There's just so much that the mind brings,
That thought seems to bring,
So much that we think we know when it's full of concepts and labels and memories and all of that.
But just see that those are concepts that's there to give us the sense of familiarity and continuity and all of that,
But that's not what's actually here.
And we can only know that by going straight into it and checking it out ourselves,
Going into it from that dumb,
Curious place and feeling our way through it.
From this place of like,
I don't know,
I don't know,
Yes,
It feels like a lot of energy here,
A lot of sensation,
My mind is telling me it's anxiety,
But what is that and where is it?
Where's the anxiety here?
Where's the center of that anxiety?
Look for it,
Look for it and see what you see.
It's this very weird thing of it's so obvious,
Our experience,
Whatever is showing up for us is so real and so obvious and so self-evident.
But when we get closer and look,
It gets more and more elusive.
And then we often come to see,
Wow,
I don't even know what this is.
This thing I'm running around avoiding,
I don't even know what it is.
So go straight into anxiety.
The mind says,
No way,
I want to learn what my triggers are so I can avoid anxiety.
I want to have an insight so that I'm okay with anxiety.
There's all this run around.
Going straight through the middle of it is not an option or it doesn't feel like an option to the mind.
And that's what I love about this phrase,
Anxiety,
Right in the middle of this thing called anxiety is where anxiety ends.

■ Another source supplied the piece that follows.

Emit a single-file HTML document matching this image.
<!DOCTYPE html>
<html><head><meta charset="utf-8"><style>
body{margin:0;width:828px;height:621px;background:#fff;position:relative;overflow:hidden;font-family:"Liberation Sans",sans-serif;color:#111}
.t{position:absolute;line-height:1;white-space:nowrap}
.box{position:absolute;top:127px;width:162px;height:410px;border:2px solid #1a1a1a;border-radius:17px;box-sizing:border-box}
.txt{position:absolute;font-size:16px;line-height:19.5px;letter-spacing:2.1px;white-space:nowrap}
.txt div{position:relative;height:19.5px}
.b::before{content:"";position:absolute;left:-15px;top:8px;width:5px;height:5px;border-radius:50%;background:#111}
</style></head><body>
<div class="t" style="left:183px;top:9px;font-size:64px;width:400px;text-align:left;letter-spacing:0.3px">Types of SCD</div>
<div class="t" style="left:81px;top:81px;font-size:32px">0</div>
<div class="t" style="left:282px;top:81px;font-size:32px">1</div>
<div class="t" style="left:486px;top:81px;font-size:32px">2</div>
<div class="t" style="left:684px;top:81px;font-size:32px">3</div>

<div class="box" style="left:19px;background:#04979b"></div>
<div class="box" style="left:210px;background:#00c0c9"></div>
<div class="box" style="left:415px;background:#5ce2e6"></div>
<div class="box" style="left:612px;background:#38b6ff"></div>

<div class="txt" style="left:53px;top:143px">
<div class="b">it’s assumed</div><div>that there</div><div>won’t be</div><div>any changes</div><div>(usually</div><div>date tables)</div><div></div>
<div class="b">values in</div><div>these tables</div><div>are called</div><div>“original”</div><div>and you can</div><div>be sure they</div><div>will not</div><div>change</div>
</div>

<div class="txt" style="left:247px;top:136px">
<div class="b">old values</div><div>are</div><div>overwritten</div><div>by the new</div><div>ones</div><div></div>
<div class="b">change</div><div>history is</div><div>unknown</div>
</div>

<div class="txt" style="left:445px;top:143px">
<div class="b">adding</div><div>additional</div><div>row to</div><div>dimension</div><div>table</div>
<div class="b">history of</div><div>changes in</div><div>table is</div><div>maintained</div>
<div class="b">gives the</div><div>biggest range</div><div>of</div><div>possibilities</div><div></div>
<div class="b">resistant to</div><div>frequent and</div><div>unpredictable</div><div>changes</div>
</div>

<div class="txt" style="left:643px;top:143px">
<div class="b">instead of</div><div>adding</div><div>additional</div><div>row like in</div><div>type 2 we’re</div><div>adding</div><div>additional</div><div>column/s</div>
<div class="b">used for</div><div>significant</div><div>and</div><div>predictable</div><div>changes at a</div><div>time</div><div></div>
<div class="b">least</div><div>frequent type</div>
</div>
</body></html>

It feels very counterintuitive,
Yet it also feels very true and very real and maybe kind of courageous.
I don't know how it feels,
But you can sense how all the conceptual run around of let me have this insight first or see this first or avoid that,
It's all very avoidant.
And I don't know,
To me,
Avoidant kind of feels like anxiety and I don't know what either of those are.

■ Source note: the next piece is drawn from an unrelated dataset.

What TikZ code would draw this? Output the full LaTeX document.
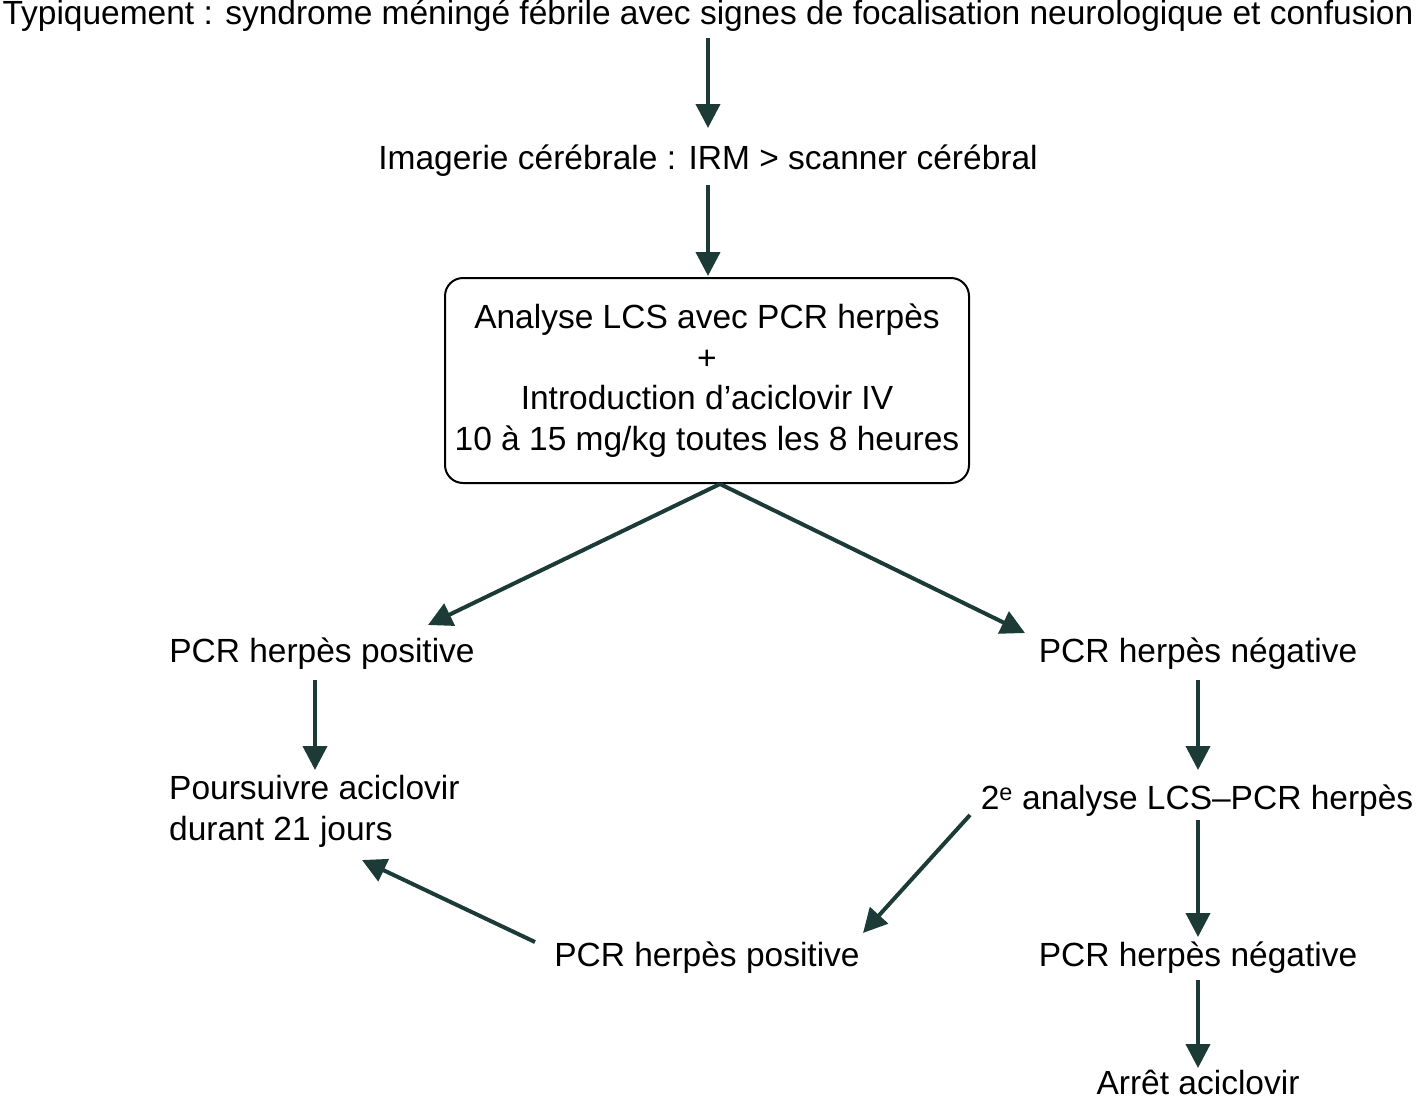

It has this real feel like that to it.
So I would just have you look at this and consider it's not even the way out is through because it's not about finding a way out.
It's just like,
Just go in,
Just go in.
We're already in,
We already are all of this,
We really cannot separate and hold ourselves apart from it.
But what if the attempts to do that are what really hurt and what really feel avoidant and anxious is trying to hold ourselves back.
So it's like freedom is in,
Reality is going in,
Going right into this and see what you see.
You have to play with this yourself,
But what is often seen in is something like,
Wow,
That's not at all what my mind said it was.
I don't know what it will be.
Usually for me,
I never know anything.
The more I explore and try to go right to the center of experience,
The more I see,
I don't know what that is,
But it sure isn't what my mind told me it was.
My mind said,
No way,
Don't go there.
You can't feel that.
You can't handle that.
Run in the other direction.
And running straight into it was not at all what my mind said it would be.
So you know,
Become it.
You are it.
When it isn't something that feels like it's happening to you because we're full in,
Full immersion,
It definitely has a chance to surprise you.